Politica

È iniziato lo Spoil System di Giorgia Meloni

05
Gennaio 2023
Di Giampiero Cinelli

Una lettera dal ministro della Salute, Orazio Schillaci, per Nicola Magrini, Direttore Generale dell’Agenzia Italiana del Farmaco (Aifa). In cui si comunica la conclusione del suo incarico. Magrini proseguirà ai fini della gestione ordinaria fino al 23 gennaio. Solo l’inizio di quello che in gergo viene chiamato Spoil System, la prassi del cambio dei dirigenti dei ministeri e degli enti della pubblica amministrazione all’insediamento del nuovo governo. Lunedì era toccato al commissario per la ricostruzione delle aree terremotate, sostituito con Guido Castelli. Una dinamica consolidatasi in America nell’800, formalizzata in Italia tramite la Legge Bassanini, che stabilisce il termine degli incarichi dirigenziali entro novanta giorni dal voto di fiducia del governo. Un dirigente può anche essere riconfermato, tuttavia deve intendere quei tre mesi come conclusivi del contratto in essere e, molto spesso, quando l’esecutivo è di colore diverso il dirigente viene sostituito. Ora per l’Agenzia Nazionale del Farmaco potrebbe farsi largo il nome di Giorgio Palù, attuale presidente proprio di Aifa. Altri nomi sono vagliati in queste ore, come quello di Patrizia Popoli, presidente della Commissione tecnico-scientifica di Aifa.

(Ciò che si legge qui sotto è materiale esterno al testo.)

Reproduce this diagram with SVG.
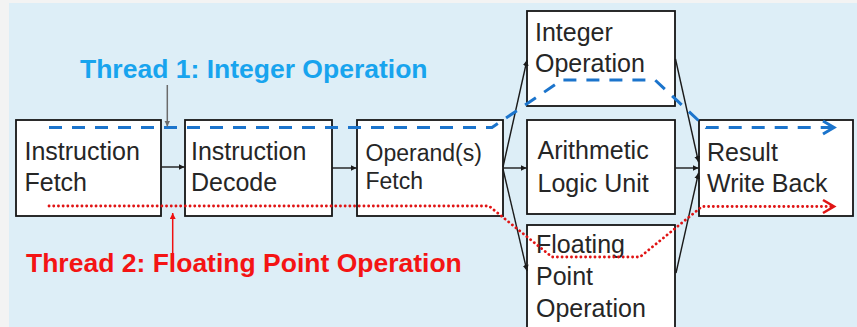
<svg xmlns="http://www.w3.org/2000/svg" width="857" height="327" viewBox="0 0 857 327">
  <defs>
    <style>
      .box { fill: #ffffff; stroke: #151515; stroke-width: 1.8; }
      .lbl { font-family: "Liberation Sans", Arial, sans-serif; font-size: 25px; fill: #262626; }
      .lbl-sm { font-size: 23px; }
      .conn { stroke: #1a1a1a; stroke-width: 1.4; fill: none; marker-end: url(#tip); }
      .t1 { stroke: #1b74cc; stroke-width: 3; fill: none; stroke-dasharray: 13 10; }
      .t2 { stroke: #e01414; stroke-width: 2.8; fill: none; stroke-dasharray: 0.1 4.6; stroke-linecap: round; }
      .cap { font-family: "Liberation Sans", Arial, sans-serif; font-size: 26.5px; font-weight: bold; }
    </style>
    <marker id="tip" markerWidth="8" markerHeight="8" refX="6" refY="3" orient="auto" markerUnits="userSpaceOnUse">
      <path d="M0,0 L6,3 L0,6 Z" fill="#1a1a1a"/>
    </marker>
    <marker id="tipGray" markerWidth="8" markerHeight="8" refX="6" refY="3" orient="auto" markerUnits="userSpaceOnUse">
      <path d="M0,0 L6,3 L0,6 Z" fill="#6b6b6b"/>
    </marker>
    <marker id="tipRed" markerWidth="8" markerHeight="8" refX="6" refY="3" orient="auto" markerUnits="userSpaceOnUse">
      <path d="M0,0 L6,3 L0,6 Z" fill="#f01010"/>
    </marker>
  </defs>

  <!-- backdrop -->
  <rect x="0" y="0" width="857" height="327" fill="#f3f3f3"/>
  <rect x="9" y="3" width="848" height="324" fill="#ddeef7"/>

  <!-- pipeline stages -->
  <g id="instruction-fetch">
    <rect class="box" x="16" y="120" width="145" height="96"/>
    <text class="lbl" x="24.5" y="160">Instruction</text>
    <text class="lbl" x="24.5" y="191">Fetch</text>
  </g>
  <g id="instruction-decode">
    <rect class="box" x="185" y="120" width="147" height="96"/>
    <text class="lbl" x="191" y="160">Instruction</text>
    <text class="lbl" x="191" y="191">Decode</text>
  </g>
  <g id="operand-fetch">
    <rect class="box" x="357" y="120" width="146" height="96"/>
    <text class="lbl lbl-sm" x="365.5" y="161">Operand(s)</text>
    <text class="lbl lbl-sm" x="365.5" y="189">Fetch</text>
  </g>
  <g id="integer-operation">
    <rect class="box" x="527" y="11" width="148" height="95"/>
    <text class="lbl" x="535" y="41">Integer</text>
    <text class="lbl" x="535" y="72">Operation</text>
  </g>
  <g id="alu">
    <rect class="box" x="527" y="120" width="148" height="94"/>
    <text class="lbl" x="537.5" y="158.5">Arithmetic</text>
    <text class="lbl" x="537.5" y="191.5">Logic Unit</text>
  </g>
  <g id="floating-point">
    <rect class="box" x="527" y="225" width="148" height="120"/>
    <text class="lbl" x="536" y="252.5">Floating</text>
    <text class="lbl" x="536" y="285">Point</text>
    <text class="lbl" x="536" y="317">Operation</text>
  </g>
  <g id="result-write-back">
    <rect class="box" x="699" y="120" width="154" height="96"/>
    <text class="lbl" x="707" y="160.5">Result</text>
    <text class="lbl" x="707" y="191.5">Write Back</text>
  </g>

  <!-- stage-to-stage connectors -->
  <g id="connectors">
    <line class="conn" x1="161.5" y1="167" x2="184.5" y2="167"/>
    <line class="conn" x1="332" y1="168" x2="356.5" y2="168"/>
    <line class="conn" x1="503" y1="168" x2="526.5" y2="168"/>
    <line class="conn" x1="503" y1="167" x2="527" y2="60"/>
    <line class="conn" x1="503" y1="169" x2="527" y2="271"/>
    <line class="conn" x1="675.5" y1="59" x2="698.5" y2="162"/>
    <line class="conn" x1="675.5" y1="168" x2="698.5" y2="168"/>
    <line class="conn" x1="676" y1="273" x2="698.5" y2="173"/>
  </g>

  <!-- thread paths -->
  <g id="thread-1">
    <path class="t1" d="M49,127.5 H492 L562,80 H655 L706,127.5 H833"/>
    <path d="M823,121 L834,127.5 L823,134" fill="none" stroke="#1b74cc" stroke-width="3"/>
    <line x1="167.3" y1="85" x2="167.3" y2="126.5" stroke="#6b6b6b" stroke-width="1.5" marker-end="url(#tipGray)"/>
    <text class="cap" x="80" y="78" fill="#18a4ee">Thread 1: Integer Operation</text>
  </g>
  <g id="thread-2">
    <path class="t2" d="M49,206 H489 L552,257 H640 L702,206.5 H833"/>
    <path d="M823,200 L834,206.5 L823,213" fill="none" stroke="#e01414" stroke-width="2.6"/>
    <line x1="172.7" y1="262" x2="172.7" y2="213" stroke="#f01010" stroke-width="1.5" marker-end="url(#tipRed)"/>
    <text class="cap" x="26" y="272" fill="#f41414">Thread 2: Floating Point Operation</text>
  </g>
</svg>
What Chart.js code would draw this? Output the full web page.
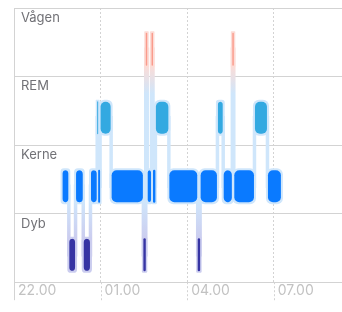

Facile dare un’accezione negativa allo Spoil System. Ma in fondo è naturale. Un governo preferisce lavorare con i tecnici che gli sono più affini. Anche se il processo non è mai così liscio e facilmente metabolizzato. In questi giorni infatti è un profluvio di rumors, critiche, frecciatine e discussioni. Nella nostra fase storica ancora più comprensibile, siccome dai funzionari dipende la gestione di programmi e politiche in parte autonome rispetto al governo. Ci riferiamo alla sfera dell’economia e del Pnrr. E proprio lì si sta concentrando l’attenzione visto che il centrodestra sembra intenzionato a rimuovere l’attuale Direttore Generale del Tesoro Alessandro Rivera. Ferri corti anche tra governo e Ragionare generale dello Stato, Biagio Mazzotta, che non è andato a genio in occasione della finanziaria, tanto da non essere stato coinvolto nelle riunioni sulla legge di bilancio alla presidenza del Consiglio. La sua revoca è però meno probabile data l’indispensabile esperienza tecnica.

Giorgia Meloni frena sulle rappresentazioni negative dell’attuale clima. Esprimendo la sua idea di quello che è negli ultimi anni il rapporto tra politica e burocrazia, secondo lei insidioso dato che i funzionari tendono a vedere il presidente «come un passante» e progressivamente la rete di amministratori «prende il sopravvento» sui rappresentanti del parlamento. Il premier non ha infatti nascosto il desiderio di allargare la Bassanini permettendo di rimuovere anche la fascia di dirigenti subito dopo la prima linea dei circa quaranta. Arrivando ad avere il controllo su più o meno 400 professionisti.

Il governo deve andare spedito sulle nomine e concludere entro il 24 gennaio, poiché è consuetudine che il Quirinale venga informato in anticipo per fare le sue valutazioni di idoneità al ruolo. La nomina ufficiale avviene infatti con un decreto del Presidente della Repubblica, in seguito alla deliberazione del Consiglio dei Ministri, sulla base della proposta del Ministro di competenza. Intanto è quasi certo che non saranno più gli stessi i capi dell’Agenzia delle Dogane e Monopoli e dell’Agenzia del Demanio. Alle Entrate Ettore Maria Ruffini è in bilico ma dovrebbe rimanere. Ad animare i giornalisti politici è però l’affaire del Tesoro, in quanto il subbuglio vuole essere interpretato da molti come il tentativo di indebolire Giancarlo Giorgetti, ministro dell’Economia. Il leghista ha esperienza di palazzo e non ha certamente bisogno di consigli, ma è consapevole di avere meno peso specifico rispetto al partito di maggioranza che esprime anche il presidente del Consiglio. Non stupirebbe se comunque alla fine l’ultima parola sarà la sua, soprattutto su Mazzotta. Dopo i dirigenti statali, in primavera sarà la volta dei dirigenti delle aziende partecipate, con in ballo 67 poltrone tra cui quelle di Eni, Enel, Poste, Leonardo. Rispetto ai due colossi energetici, la riconferma di Descalzi, in carica dal 2014, sembra favorita rispetto a quella di Starace.